Instructions for the task: Write every record out again exactly, and keep images out of it.

Material for this exercise:
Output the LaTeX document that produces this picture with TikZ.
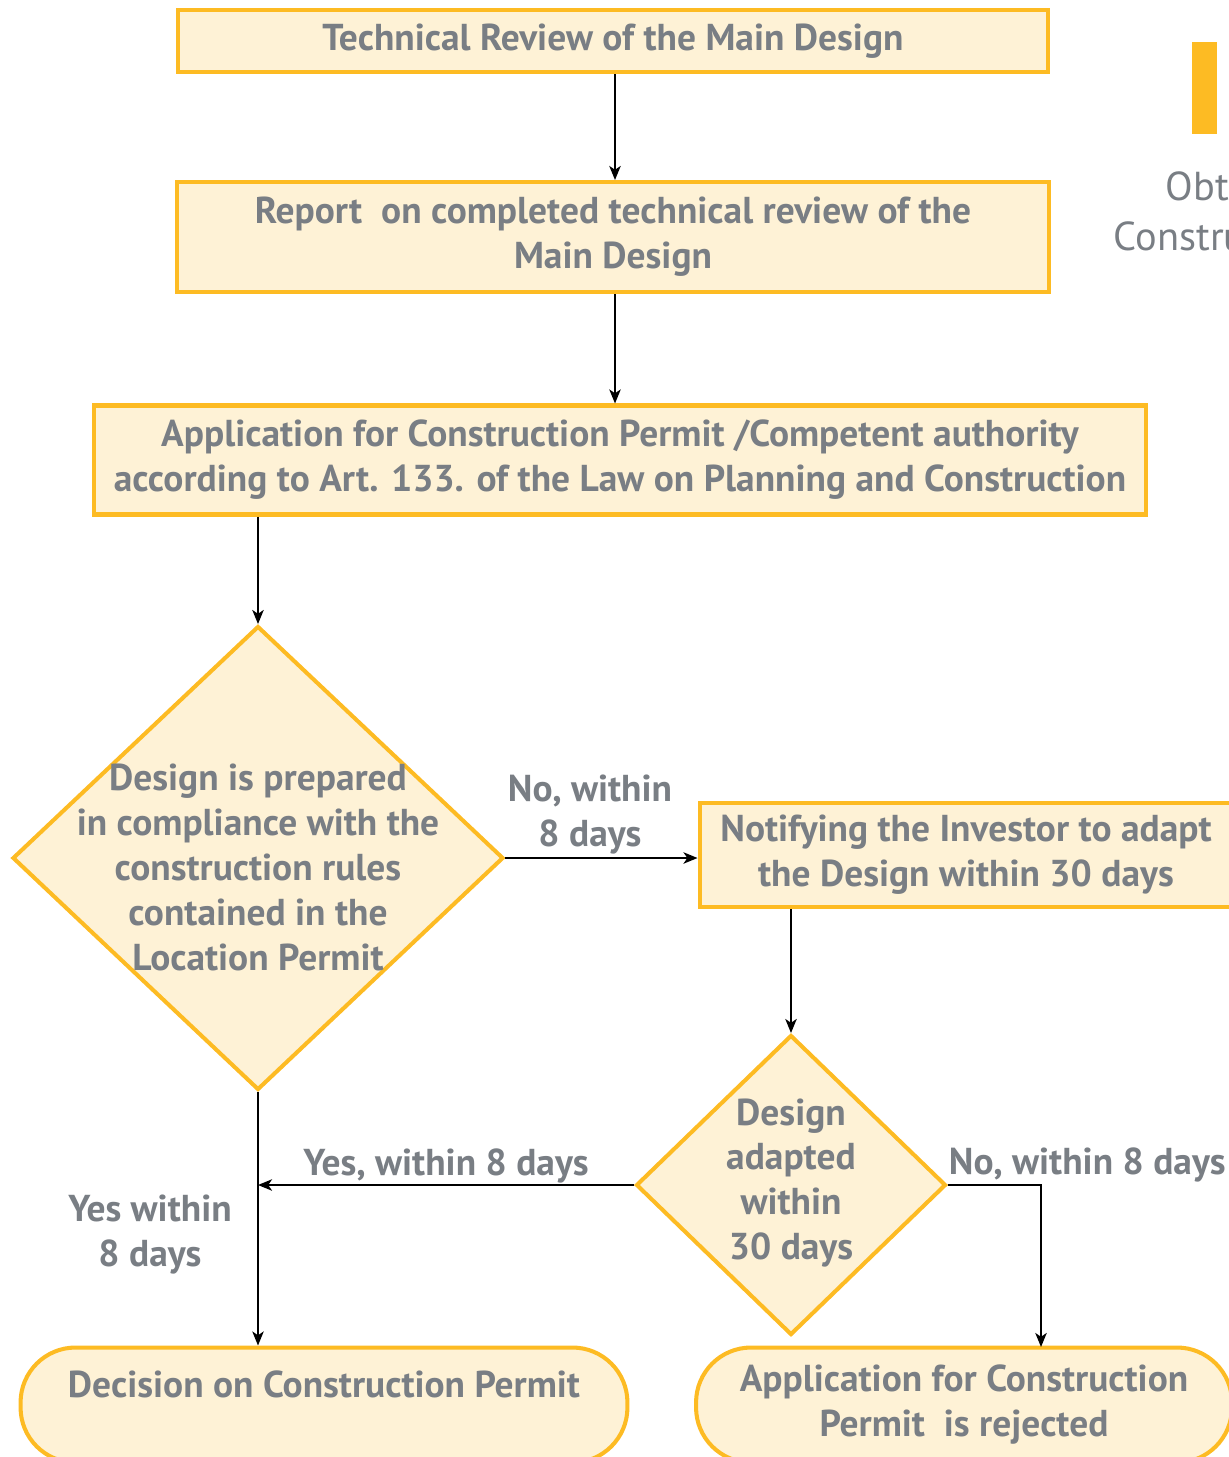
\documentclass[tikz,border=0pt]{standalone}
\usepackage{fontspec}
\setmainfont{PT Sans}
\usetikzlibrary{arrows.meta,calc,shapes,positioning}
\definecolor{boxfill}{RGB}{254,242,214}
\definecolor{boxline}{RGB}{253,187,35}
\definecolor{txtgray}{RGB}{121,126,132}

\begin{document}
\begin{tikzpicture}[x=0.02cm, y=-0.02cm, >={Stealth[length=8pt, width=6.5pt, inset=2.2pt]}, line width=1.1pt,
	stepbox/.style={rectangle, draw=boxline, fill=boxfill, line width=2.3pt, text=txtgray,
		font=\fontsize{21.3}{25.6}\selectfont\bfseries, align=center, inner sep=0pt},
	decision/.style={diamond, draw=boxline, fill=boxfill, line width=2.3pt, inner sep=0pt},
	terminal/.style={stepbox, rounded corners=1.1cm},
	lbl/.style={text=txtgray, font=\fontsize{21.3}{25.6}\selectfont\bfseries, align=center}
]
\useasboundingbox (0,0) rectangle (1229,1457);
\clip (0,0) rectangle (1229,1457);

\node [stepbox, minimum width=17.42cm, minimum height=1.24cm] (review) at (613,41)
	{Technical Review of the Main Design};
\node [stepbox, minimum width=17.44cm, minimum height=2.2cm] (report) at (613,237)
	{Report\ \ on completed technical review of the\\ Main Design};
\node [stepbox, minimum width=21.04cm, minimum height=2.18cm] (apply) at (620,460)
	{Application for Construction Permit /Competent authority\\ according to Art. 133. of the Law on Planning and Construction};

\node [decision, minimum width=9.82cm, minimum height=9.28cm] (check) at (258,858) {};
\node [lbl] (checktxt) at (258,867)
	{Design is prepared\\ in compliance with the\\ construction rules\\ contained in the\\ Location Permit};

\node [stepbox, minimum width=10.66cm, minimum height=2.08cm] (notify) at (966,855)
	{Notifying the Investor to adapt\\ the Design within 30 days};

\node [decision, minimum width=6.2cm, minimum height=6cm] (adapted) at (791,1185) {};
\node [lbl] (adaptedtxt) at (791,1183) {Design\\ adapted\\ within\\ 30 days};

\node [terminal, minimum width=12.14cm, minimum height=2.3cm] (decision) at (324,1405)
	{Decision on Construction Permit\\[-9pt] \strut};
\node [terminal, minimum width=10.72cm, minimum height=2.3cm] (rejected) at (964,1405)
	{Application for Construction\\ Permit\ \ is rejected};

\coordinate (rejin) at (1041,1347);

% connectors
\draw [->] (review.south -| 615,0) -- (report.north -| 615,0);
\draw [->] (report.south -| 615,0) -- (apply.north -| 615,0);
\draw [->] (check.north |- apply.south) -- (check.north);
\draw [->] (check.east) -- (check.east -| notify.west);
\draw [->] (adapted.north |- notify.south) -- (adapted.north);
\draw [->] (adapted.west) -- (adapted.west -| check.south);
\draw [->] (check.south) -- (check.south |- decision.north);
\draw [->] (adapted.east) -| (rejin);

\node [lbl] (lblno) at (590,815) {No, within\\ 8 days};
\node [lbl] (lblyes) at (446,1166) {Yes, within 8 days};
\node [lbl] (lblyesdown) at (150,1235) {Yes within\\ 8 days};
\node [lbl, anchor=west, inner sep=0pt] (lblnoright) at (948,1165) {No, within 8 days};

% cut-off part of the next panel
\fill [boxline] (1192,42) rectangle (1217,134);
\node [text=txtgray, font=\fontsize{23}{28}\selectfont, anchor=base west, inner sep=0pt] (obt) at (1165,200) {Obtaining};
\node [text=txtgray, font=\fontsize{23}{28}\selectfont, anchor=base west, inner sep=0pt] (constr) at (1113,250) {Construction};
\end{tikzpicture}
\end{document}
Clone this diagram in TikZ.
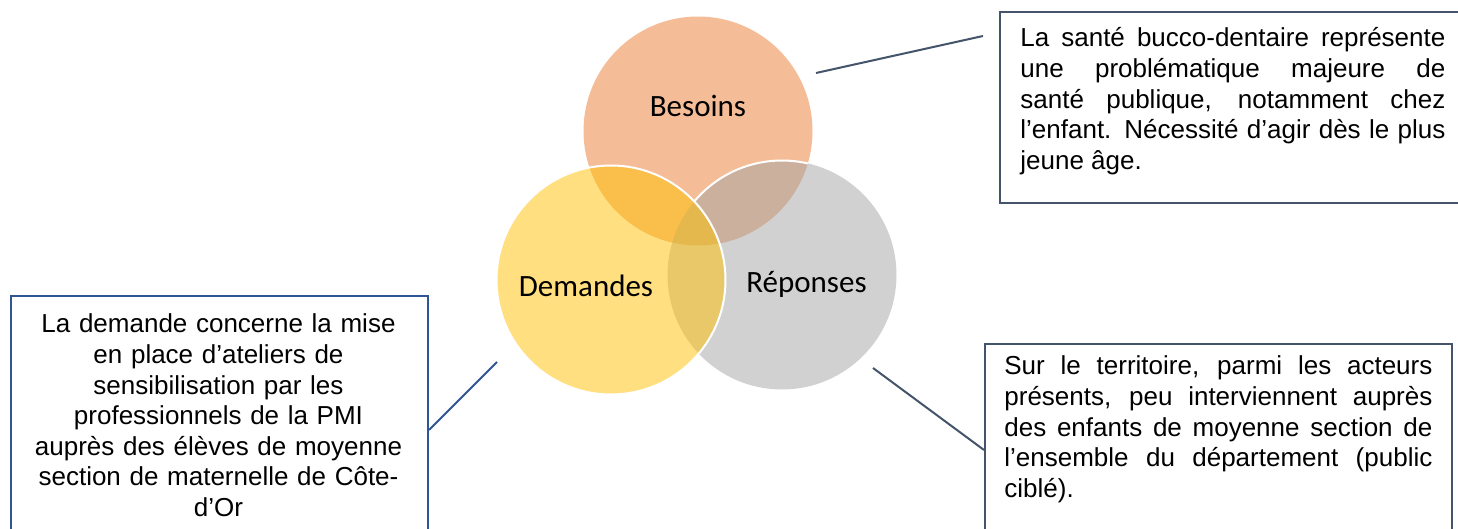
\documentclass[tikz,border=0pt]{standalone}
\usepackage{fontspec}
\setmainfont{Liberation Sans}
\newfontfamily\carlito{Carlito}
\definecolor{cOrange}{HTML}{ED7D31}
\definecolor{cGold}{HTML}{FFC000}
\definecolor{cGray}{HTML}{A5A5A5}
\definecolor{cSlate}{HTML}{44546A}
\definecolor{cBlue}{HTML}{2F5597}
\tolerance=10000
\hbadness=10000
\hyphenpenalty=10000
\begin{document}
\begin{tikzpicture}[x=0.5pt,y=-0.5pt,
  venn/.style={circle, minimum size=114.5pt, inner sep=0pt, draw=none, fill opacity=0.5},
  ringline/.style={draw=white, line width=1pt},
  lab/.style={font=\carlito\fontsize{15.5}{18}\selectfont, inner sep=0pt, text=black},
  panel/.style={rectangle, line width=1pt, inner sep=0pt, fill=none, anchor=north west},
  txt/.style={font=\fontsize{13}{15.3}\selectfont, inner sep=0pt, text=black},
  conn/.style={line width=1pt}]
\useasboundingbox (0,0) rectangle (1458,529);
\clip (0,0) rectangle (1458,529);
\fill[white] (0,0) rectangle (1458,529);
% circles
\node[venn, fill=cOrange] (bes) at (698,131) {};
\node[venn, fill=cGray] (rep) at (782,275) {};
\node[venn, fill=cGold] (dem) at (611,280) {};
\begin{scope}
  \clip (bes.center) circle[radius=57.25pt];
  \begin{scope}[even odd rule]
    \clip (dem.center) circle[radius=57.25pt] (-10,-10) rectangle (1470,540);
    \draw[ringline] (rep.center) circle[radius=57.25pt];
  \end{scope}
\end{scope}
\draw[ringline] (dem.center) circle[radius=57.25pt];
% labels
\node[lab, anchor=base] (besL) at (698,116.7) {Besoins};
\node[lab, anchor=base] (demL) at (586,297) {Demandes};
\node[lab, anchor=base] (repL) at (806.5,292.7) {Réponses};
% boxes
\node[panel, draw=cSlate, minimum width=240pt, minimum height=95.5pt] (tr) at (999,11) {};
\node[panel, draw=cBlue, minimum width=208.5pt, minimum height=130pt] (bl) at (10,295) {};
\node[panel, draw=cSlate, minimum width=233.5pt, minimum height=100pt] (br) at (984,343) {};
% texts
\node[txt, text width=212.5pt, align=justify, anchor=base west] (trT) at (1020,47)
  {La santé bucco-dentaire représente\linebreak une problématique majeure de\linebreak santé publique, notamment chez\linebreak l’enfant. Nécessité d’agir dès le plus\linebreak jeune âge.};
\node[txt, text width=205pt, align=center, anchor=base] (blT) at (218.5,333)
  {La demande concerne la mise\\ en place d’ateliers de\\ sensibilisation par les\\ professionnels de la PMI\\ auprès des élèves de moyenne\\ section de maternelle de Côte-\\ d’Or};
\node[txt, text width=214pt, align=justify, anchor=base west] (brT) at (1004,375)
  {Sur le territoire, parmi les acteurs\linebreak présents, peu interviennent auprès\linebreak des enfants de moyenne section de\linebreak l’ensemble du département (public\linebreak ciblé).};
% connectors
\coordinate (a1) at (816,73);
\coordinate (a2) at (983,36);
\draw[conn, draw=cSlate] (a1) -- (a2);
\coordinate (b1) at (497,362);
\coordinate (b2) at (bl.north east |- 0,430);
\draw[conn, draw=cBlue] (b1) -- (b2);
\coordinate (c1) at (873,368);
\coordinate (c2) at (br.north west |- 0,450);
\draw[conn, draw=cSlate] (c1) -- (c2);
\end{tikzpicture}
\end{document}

Correct response:
Output the LaTeX document that produces this picture with TikZ.
\documentclass[tikz,border=0pt]{standalone}
\usepackage{fontspec}
\setmainfont{PT Sans}
\usetikzlibrary{arrows.meta,calc,shapes,positioning}
\definecolor{boxfill}{RGB}{254,242,214}
\definecolor{boxline}{RGB}{253,187,35}
\definecolor{txtgray}{RGB}{121,126,132}

\begin{document}
\begin{tikzpicture}[x=0.02cm, y=-0.02cm, >={Stealth[length=8pt, width=6.5pt, inset=2.2pt]}, line width=1.1pt,
	stepbox/.style={rectangle, draw=boxline, fill=boxfill, line width=2.3pt, text=txtgray,
		font=\fontsize{21.3}{25.6}\selectfont\bfseries, align=center, inner sep=0pt},
	decision/.style={diamond, draw=boxline, fill=boxfill, line width=2.3pt, inner sep=0pt},
	terminal/.style={stepbox, rounded corners=1.1cm},
	lbl/.style={text=txtgray, font=\fontsize{21.3}{25.6}\selectfont\bfseries, align=center}
]
\useasboundingbox (0,0) rectangle (1229,1457);
\clip (0,0) rectangle (1229,1457);

\node [stepbox, minimum width=17.42cm, minimum height=1.24cm] (review) at (613,41)
	{Technical Review of the Main Design};
\node [stepbox, minimum width=17.44cm, minimum height=2.2cm] (report) at (613,237)
	{Report\ \ on completed technical review of the\\ Main Design};
\node [stepbox, minimum width=21.04cm, minimum height=2.18cm] (apply) at (620,460)
	{Application for Construction Permit /Competent authority\\ according to Art. 133. of the Law on Planning and Construction};

\node [decision, minimum width=9.82cm, minimum height=9.28cm] (check) at (258,858) {};
\node [lbl] (checktxt) at (258,867)
	{Design is prepared\\ in compliance with the\\ construction rules\\ contained in the\\ Location Permit};

\node [stepbox, minimum width=10.66cm, minimum height=2.08cm] (notify) at (966,855)
	{Notifying the Investor to adapt\\ the Design within 30 days};

\node [decision, minimum width=6.2cm, minimum height=6cm] (adapted) at (791,1185) {};
\node [lbl] (adaptedtxt) at (791,1183) {Design\\ adapted\\ within\\ 30 days};

\node [terminal, minimum width=12.14cm, minimum height=2.3cm] (decision) at (324,1405)
	{Decision on Construction Permit\\[-9pt] \strut};
\node [terminal, minimum width=10.72cm, minimum height=2.3cm] (rejected) at (964,1405)
	{Application for Construction\\ Permit\ \ is rejected};

\coordinate (rejin) at (1041,1347);

% connectors
\draw [->] (review.south -| 615,0) -- (report.north -| 615,0);
\draw [->] (report.south -| 615,0) -- (apply.north -| 615,0);
\draw [->] (check.north |- apply.south) -- (check.north);
\draw [->] (check.east) -- (check.east -| notify.west);
\draw [->] (adapted.north |- notify.south) -- (adapted.north);
\draw [->] (adapted.west) -- (adapted.west -| check.south);
\draw [->] (check.south) -- (check.south |- decision.north);
\draw [->] (adapted.east) -| (rejin);

\node [lbl] (lblno) at (590,815) {No, within\\ 8 days};
\node [lbl] (lblyes) at (446,1166) {Yes, within 8 days};
\node [lbl] (lblyesdown) at (150,1235) {Yes within\\ 8 days};
\node [lbl, anchor=west, inner sep=0pt] (lblnoright) at (948,1165) {No, within 8 days};

% cut-off part of the next panel
\fill [boxline] (1192,42) rectangle (1217,134);
\node [text=txtgray, font=\fontsize{23}{28}\selectfont, anchor=base west, inner sep=0pt] (obt) at (1165,200) {Obtaining};
\node [text=txtgray, font=\fontsize{23}{28}\selectfont, anchor=base west, inner sep=0pt] (constr) at (1113,250) {Construction};
\end{tikzpicture}
\end{document}
Clone this diagram in TikZ.
\documentclass[tikz,border=0pt]{standalone}
\usepackage{fontspec}
\setmainfont{Liberation Sans}
\newfontfamily\carlito{Carlito}
\definecolor{cOrange}{HTML}{ED7D31}
\definecolor{cGold}{HTML}{FFC000}
\definecolor{cGray}{HTML}{A5A5A5}
\definecolor{cSlate}{HTML}{44546A}
\definecolor{cBlue}{HTML}{2F5597}
\tolerance=10000
\hbadness=10000
\hyphenpenalty=10000
\begin{document}
\begin{tikzpicture}[x=0.5pt,y=-0.5pt,
  venn/.style={circle, minimum size=114.5pt, inner sep=0pt, draw=none, fill opacity=0.5},
  ringline/.style={draw=white, line width=1pt},
  lab/.style={font=\carlito\fontsize{15.5}{18}\selectfont, inner sep=0pt, text=black},
  panel/.style={rectangle, line width=1pt, inner sep=0pt, fill=none, anchor=north west},
  txt/.style={font=\fontsize{13}{15.3}\selectfont, inner sep=0pt, text=black},
  conn/.style={line width=1pt}]
\useasboundingbox (0,0) rectangle (1458,529);
\clip (0,0) rectangle (1458,529);
\fill[white] (0,0) rectangle (1458,529);
% circles
\node[venn, fill=cOrange] (bes) at (698,131) {};
\node[venn, fill=cGray] (rep) at (782,275) {};
\node[venn, fill=cGold] (dem) at (611,280) {};
\begin{scope}
  \clip (bes.center) circle[radius=57.25pt];
  \begin{scope}[even odd rule]
    \clip (dem.center) circle[radius=57.25pt] (-10,-10) rectangle (1470,540);
    \draw[ringline] (rep.center) circle[radius=57.25pt];
  \end{scope}
\end{scope}
\draw[ringline] (dem.center) circle[radius=57.25pt];
% labels
\node[lab, anchor=base] (besL) at (698,116.7) {Besoins};
\node[lab, anchor=base] (demL) at (586,297) {Demandes};
\node[lab, anchor=base] (repL) at (806.5,292.7) {Réponses};
% boxes
\node[panel, draw=cSlate, minimum width=240pt, minimum height=95.5pt] (tr) at (999,11) {};
\node[panel, draw=cBlue, minimum width=208.5pt, minimum height=130pt] (bl) at (10,295) {};
\node[panel, draw=cSlate, minimum width=233.5pt, minimum height=100pt] (br) at (984,343) {};
% texts
\node[txt, text width=212.5pt, align=justify, anchor=base west] (trT) at (1020,47)
  {La santé bucco-dentaire représente\linebreak une problématique majeure de\linebreak santé publique, notamment chez\linebreak l’enfant. Nécessité d’agir dès le plus\linebreak jeune âge.};
\node[txt, text width=205pt, align=center, anchor=base] (blT) at (218.5,333)
  {La demande concerne la mise\\ en place d’ateliers de\\ sensibilisation par les\\ professionnels de la PMI\\ auprès des élèves de moyenne\\ section de maternelle de Côte-\\ d’Or};
\node[txt, text width=214pt, align=justify, anchor=base west] (brT) at (1004,375)
  {Sur le territoire, parmi les acteurs\linebreak présents, peu interviennent auprès\linebreak des enfants de moyenne section de\linebreak l’ensemble du département (public\linebreak ciblé).};
% connectors
\coordinate (a1) at (816,73);
\coordinate (a2) at (983,36);
\draw[conn, draw=cSlate] (a1) -- (a2);
\coordinate (b1) at (497,362);
\coordinate (b2) at (bl.north east |- 0,430);
\draw[conn, draw=cBlue] (b1) -- (b2);
\coordinate (c1) at (873,368);
\coordinate (c2) at (br.north west |- 0,450);
\draw[conn, draw=cSlate] (c1) -- (c2);
\end{tikzpicture}
\end{document}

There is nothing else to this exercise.